A Hospital Administrator Shows How
Excel Dashboards Improve Outcomes 


These Excel dashboards, created by a 'non-technical' hospital administrator, help
to monitor healthcare activities and improve patient care.

by Charley Kyd

 

I recently exchanged emails with Neman Khokhar, a hospital administrator in Canada. Having just assembled the page of hospitals that use Kyd dashboards, I asked him why so many hospitals and clinics are using my dashboards.

"In healthcare, there has been a lot of attention recently paid to patient safety, quality improvement, and measurement," he wrote. "I'm using your Excel dashboard method to apply towards quality improvement teams as well as to general indicators."

Neman sent me two of his dashboards. To see them in full size, along with an explanation about their use, click either of the reduced images to the right.

Neman explained that most hospitals, or at least those in Canada, monitor indicators like:

  • Volume of patients (total number of visits)
  • Total days in hospital
  • % of planned vs. unplanned readmissions
  • Mortality rates
  • Turnaround times for various tests / procedures / processes
  • Top 25 CMGs (Case Mix Groups - or Diagnostically Related Groups in the US)

Quality Improvement Teams, he wrote, use specific performance indicators. This helps them determine if changes in their processes make any difference in outcomes.

"An increasing number of healthcare clients have been looking at metrics and measurement recently," he wrote. "because healthcare has been relatively slow to adopt a lot of the measures that many other industries have used.
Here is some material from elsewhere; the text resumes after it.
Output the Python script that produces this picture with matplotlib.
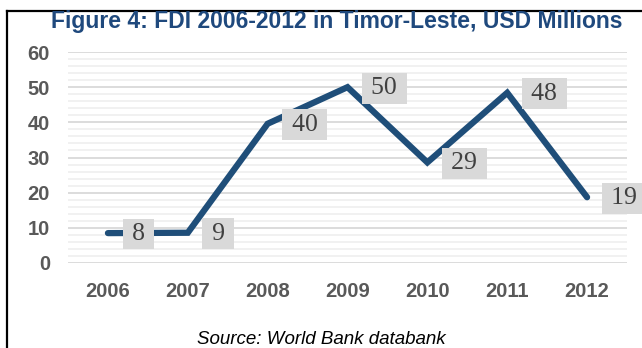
import matplotlib
matplotlib.use("Agg")
import matplotlib.pyplot as plt
from matplotlib.lines import Line2D
from matplotlib.ticker import MultipleLocator

years = ["2006", "2007", "2008", "2009", "2010", "2011", "2012"]
fdi = [8.5, 8.6, 39.6, 50.0, 28.6, 48.4, 18.7]
labels = ["8", "9", "40", "50", "29", "48", "19"]

W, H = 642, 348
fig = plt.figure(figsize=(W / 100, H / 100), dpi=100)
ax = fig.add_axes([68 / W, 1 - 263 / H, (627 - 68) / W, (263 - 52) / H])

x = list(range(len(years)))
ax.plot(x, fdi, color="#1F4E79", lw=4.5, solid_capstyle="round", solid_joinstyle="miter", zorder=3)

for xi, yi, lab in zip(x, fdi, labels):
    ax.annotate("\u2009" + lab + "\u2009", (xi, yi), xytext=(19, -1), textcoords="offset pixels",
                ha="left", va="center", fontsize=18.5, family="Liberation Serif",
                color="#404040", zorder=4,
                bbox=dict(boxstyle="square,pad=0.17", fc="#D9D9D9", ec="none"))

ax.set_xlim(-0.5, 6.5)
ax.set_ylim(0, 60)
ax.set_xticks(x)
ax.set_xticklabels(years)
ax.yaxis.set_major_locator(MultipleLocator(10))
ax.yaxis.set_minor_locator(MultipleLocator(2))
ax.grid(axis="y", which="major", color="#D9D9D9", lw=1.3, zorder=1)
ax.grid(axis="y", which="minor", color="#F0F0F0", lw=1.3, zorder=1)
ax.tick_params(axis="both", which="both", length=0)
ax.tick_params(axis="y", pad=13)
ax.tick_params(axis="x", pad=14)
for lab in ax.get_xticklabels() + ax.get_yticklabels():
    lab.set_fontweight("bold")
    lab.set_fontsize(14.5)
    lab.set_color("#595959")
    lab.set_family("Liberation Sans")
for s in ax.spines.values():
    s.set_visible(False)

fig.text(337 / W, 1 - 28 / H, "Figure 4: FDI 2006-2012 in Timor-Leste, USD Millions",
         ha="center", va="baseline", fontsize=16.5, fontweight="bold",
         color="#1F497D", family="Liberation Sans")
fig.text(321 / W, 1 - 344 / H, "Source: World Bank databank", ha="center", va="baseline",
         fontsize=13.5, style="italic", color="#000000", family="Liberation Sans")

fig.add_artist(Line2D([7 / W, 7 / W], [0, 1 - 11 / H], transform=fig.transFigure, color="black", lw=1.6))
fig.add_artist(Line2D([7 / W, 1], [1 - 11 / H, 1 - 11 / H], transform=fig.transFigure, color="black", lw=1.6))

fig.savefig("out.png", dpi=100)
"As I am mostly a health services administrator rather than a technical person, I have not applied all of your techniques for updating of dashboards. But I have used many of the principles to summarize data and create what is termed a 'family of measures' on a single page.

"The real advantage for me has been that, since I'm monitoring several hospitals at one time, or several physicians at one time, or even several diagnosis/procedures at one time, the techniques for creating small charts are of particular use, allowing me to present the data in an abbreviated form."